I am taken by Kate Forbes’s amendments on approved training courses. Training courses on muirburn for everyone would be particularly helpful. It would be extremely helpful if firefighters went on those training courses to understand how to do muirburn, because one thing that is important about controlling wildfires is the ability to backburn and stop a fire from getting out of control.
I have to say that, when I was a muirburn practitioner, there was not always evidence that firefighters understood the principle of backburn, although perhaps there is now. I remember local fire officers on occasion giving control of the fire staff to keepers to allow them to direct how the backburn should be carried out, because they understood it and firefighters did not. I encourage that training, and I am sure that the minister would like firefighters to be trained to the best ability. If an approved training course is being run, why not get them on it as well?
I am not taken by Rhoda Grant’s amendment 151. We have to remember that muirburn is an option. There are other ways of reducing the fuel load, including flailing, although that does not necessarily always reduce the fuel load. It can often not be possible to get tractors on to moorland or into difficult areas. It is important that fuel loads can be managed by burning, but there are also other reasons for burning—it is not only about managing fuel loads, as Rhoda Grant’s amendment suggests.
Rural Affairs and Islands Committee
Meeting date: 21 February 2024
Edward Mountain
Sorry, but, among my many faults, I am slightly deaf. Could you speak up?
Rural Affairs and Islands Committee
Meeting date: 21 February 2024
Edward Mountain
I might have misunderstood. All that my amendment 23 would introduce is that muirburn should be undertaken for
“managing the habitats of moorland game or wildlife”.
I am simply saying that all wildlife is important, not just moorland game. I find it odd that you are in a position where you cannot accept that.
Rural Affairs and Islands Committee
Meeting date: 21 February 2024
Edward Mountain
Joking aside, however, there is a very serious point. The Scottish Crofting Federation has made it clear that there are exceptional costs for placing adverts in local papers, which makes it prohibitive. Online works for most people, and online is where people go. That is a very simple system for giving notice.
I refute the GDPR issue, because notice can be given simply with the location of the site and a note of whom to contact. Let us be honest: I have yet to know of anyone who, in planning to carry out muirburn, does not speak to their neighbours. They probably co-ordinate it with them to ensure that they work together.
Although I am partially enthused by the minister’s response, my overall response is that I am disappointed, and I will press my amendment 31.

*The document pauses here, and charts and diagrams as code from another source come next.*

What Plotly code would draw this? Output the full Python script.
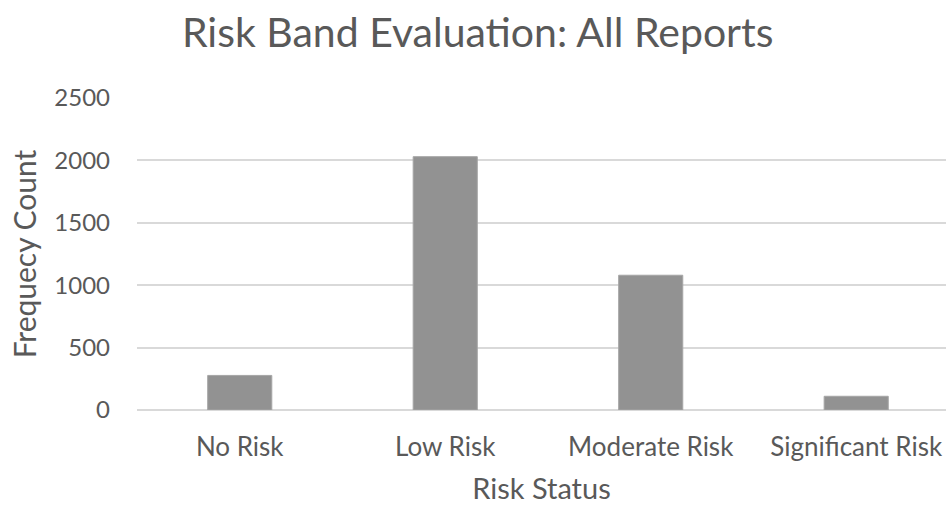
import plotly.graph_objects as go

categories = ["No Risk", "Low Risk", "Moderate Risk", "Significant Risk"]
counts = [277, 2030, 1080, 110]
y_ticks = [0, 500, 1000, 1500, 2000, 2500]

FONT = "Lato, 'Open Sans', sans-serif"
TXT = "#595959"

fig = go.Figure(
    go.Bar(
        x=categories,
        y=counts,
        marker=dict(color="#929292", line=dict(color="#a6a6a6", width=1)),
    )
)

fig.update_layout(
    width=946,
    height=505,
    paper_bgcolor="white",
    plot_bgcolor="white",
    margin=dict(l=137, r=0, t=98, b=95),
    bargap=0.688,
    showlegend=False,
    font=dict(family=FONT, color=TXT),
    title=dict(
        text="Risk Band Evaluation: All Reports",
        x=0.505,
        xanchor="center",
        y=0.935,
        yanchor="middle",
        font=dict(size=41, color=TXT, family=FONT),
    ),
)

fig.update_xaxes(
    range=[-0.5, 3.437],
    showgrid=False,
    showline=False,
    zeroline=False,
    automargin=False,
    tickfont=dict(size=26, color=TXT),
    ticklabelstandoff=19,
    title=dict(text="Risk Status", font=dict(size=29, color=TXT), standoff=25),
)

fig.update_yaxes(
    range=[0, 2500],
    tickvals=y_ticks,
    showgrid=True,
    gridcolor="#d9d9d9",
    gridwidth=1.5,
    zeroline=True,
    zerolinecolor="#d9d9d9",
    zerolinewidth=1.5,
    showline=False,
    automargin=False,
    tickfont=dict(size=24, color=TXT),
    ticklabelstandoff=26,
    title=dict(text="Frequecy Count", font=dict(size=30, color=TXT), standoff=8),
)

fig.write_html(
    "out.html",
    config={"displayModeBar": False},
    post_script="document.body.style.margin='0';document.body.style.overflow='hidden';",
)
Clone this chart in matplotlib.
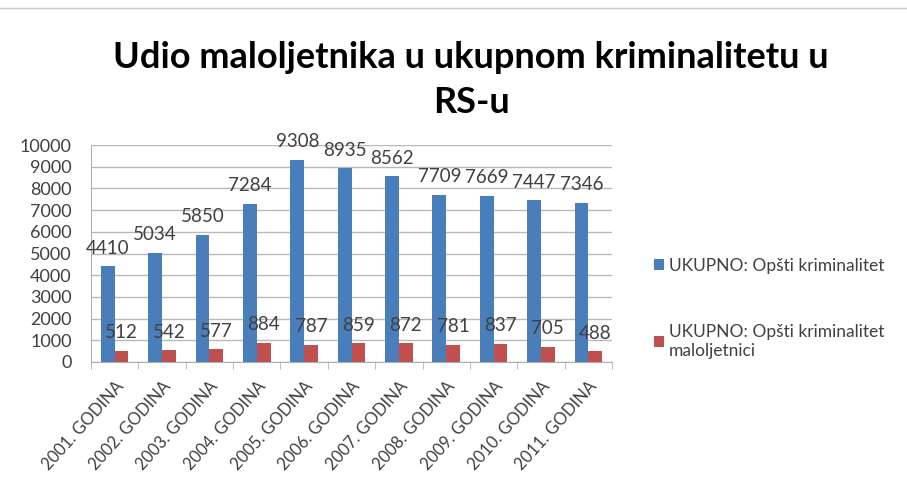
import matplotlib
matplotlib.use("Agg")
import matplotlib.pyplot as plt
import numpy as np
from matplotlib.lines import Line2D

categories = ["2001. GODINA", "2002. GODINA", "2003. GODINA", "2004. GODINA", "2005. GODINA",
              "2006. GODINA", "2007. GODINA", "2008. GODINA", "2009. GODINA", "2010. GODINA",
              "2011. GODINA"]
ukupno = [4410, 5034, 5850, 7284, 9308, 8935, 8562, 7709, 7669, 7447, 7346]
maloljetnici = [512, 542, 577, 884, 787, 859, 872, 781, 837, 705, 488]
series_names = ["UKUPNO: Opšti kriminalitet", "UKUPNO: Opšti kriminalitet\nmaloljetnici"]
yticks = list(range(0, 10001, 1000))

plt.rcParams['font.family'] = ['Lato', 'DejaVu Sans']

fig = plt.figure(figsize=(9.07, 4.9), dpi=100)
ax = fig.add_axes([91/907, 1-362/490, (612-91)/907, (362-145)/490])

blue = "#4a7ebb"
red = "#c0504d"
x = np.arange(len(categories))
w = 0.29
b1 = ax.bar(x - w/2, ukupno, w, color=blue, label=series_names[0], zorder=3)
b2 = ax.bar(x + w/2, maloljetnici, w, color=red, label=series_names[1], zorder=3)

for bars, vals in ((b1, ukupno), (b2, maloljetnici)):
    for r, v in zip(bars, vals):
        ax.annotate(str(v), (r.get_x() + r.get_width()/2, v), xytext=(0, 13),
                    textcoords="offset points", ha="center", va="center",
                    fontsize=13.5, color="#404040", zorder=5)

ax.set_xlim(-0.5, len(categories) - 0.5)
ax.set_ylim(0, 10000)
ax.set_yticks(yticks)
ax.set_yticklabels([str(t) for t in yticks], fontsize=13, color="#404040")
ax.yaxis.grid(True, color="#b8b8b8", linewidth=1, zorder=0)
ax.tick_params(axis="y", length=0, pad=14)
ax.set_xticks(x)
ax.set_xticklabels(categories, rotation=48, ha="right", rotation_mode="anchor",
                   fontsize=12, color="#404040")
ax.tick_params(axis="x", length=0, pad=12)
ax.set_xticks(np.arange(-0.5, len(categories)), minor=True)
ax.tick_params(axis="x", which="minor", length=5, color="#b0b0b0")
for s in ["top", "right"]:
    ax.spines[s].set_visible(False)
ax.spines["left"].set_color("#b0b0b0")
ax.spines["bottom"].set_color("#b0b0b0")

fig.text(471/907, 1-57/490, "Udio maloljetnika u ukupnom kriminalitetu u",
         ha="center", va="center", fontsize=26, fontweight="bold", color="#000000")
fig.text(471/907, 1-102/490, "RS-u",
         ha="center", va="center", fontsize=26, fontweight="bold", color="#000000")

leg = fig.legend(handles=[b1, b2], labels=series_names, loc="upper left",
                 bbox_to_anchor=(638/907, 1-242/490), frameon=False, fontsize=12.5,
                 handlelength=0.6, handleheight=0.6, handletextpad=0.3,
                 labelspacing=2.9, labelcolor="#404040")

fig.add_artist(Line2D([0, 1], [1-8/490, 1-8/490], color="#c8c8c8", linewidth=1))

fig.savefig("out.png", dpi=100)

Rural Affairs and Islands Committee
Meeting date: 21 February 2024
Edward Mountain
The minister is nothing if not predictable. I predicted that he was not going to like my proposed new section and amendments to that part of the bill, because they are about openness and transparency and they would bring the Government into the 21st century. Of course, that is what is being suggested under the Bute house agreement—in fact, I have written that part of the bill for the minister, so a review would not be needed. It does not need anything more than what I have suggested, and it would save on the cost of advertising—
Rural Affairs and Islands Committee
Meeting date: 21 February 2024
Edward Mountain
In the spirit of co-operation, and because he will not come for a meeting with me, I am happy to give way, convener.
Rural Affairs and Islands Committee
Meeting date: 21 February 2024
Edward Mountain
Across Scotland, it is very different. There is somewhere in the middle of Scotland that the minister might think is the best place to be. The Western Isles, of course, are a good place to be, as well.
My point is that those places are all completely different. They have completely different seasons. There might be snow up in the Cairngorms right the way through to April, yet there might not be snow in the Borders in March. The point of my amendments is to ensure that we recognise the geographical differences that each part of Scotland faces.
It is absolutely wrong to say that all ground-nesting birds nest at the same time, for example. I heard the argument during an evidence session that nesting periods have come forward. Well, they might have come forward in the more temperate bits of Scotland, but, in the Highlands and the more rugged bits, nesting seasons have not really come forward. Keepers know that and muirburn practitioners know it. They understand that and they understand the reason for ensuring that their muirburn is carried out at an appropriate time.
In my mind, trying to reduce the muirburn season by saying that all of Scotland is the same is a fallacy. That is such a mistake, and it does not recognise the different challenges that are experienced in different parts of Scotland. That is why I lodged amendments 25, 26, 39 and 40. I wanted to try to get to the situation in which we have a different season based on geographical location. One could argue that there should be a different season, as was done under the Hill Farming Act 1946, whereby you could carry on burning at higher altitudes until a later date because you probably would not be able to get there to do it at an earlier date. That is why there is sense in my amendments.
However, it is just not true to say that Scotland is all the same, that the Western Isles are the same as the Highlands or that the Borders are the same as Perthshire, and so we need one arbitrary date. For those reasons alone, I have lodged my amendments. I ask the minister and other members of the committee to consider carefully why the amendments are there and why we need to do this.
I also believe that, when we are talking about the muirburn season, we must be cognisant that the people who are carrying out the burning are doing it for good reasons and are not out there to burn birds that are sitting on nests. If there is any risk of that, they do not do it. I am asking that we have trust in them and let the geographical area, not a centralised policy based on a centralised Government agency, dictate the burning season.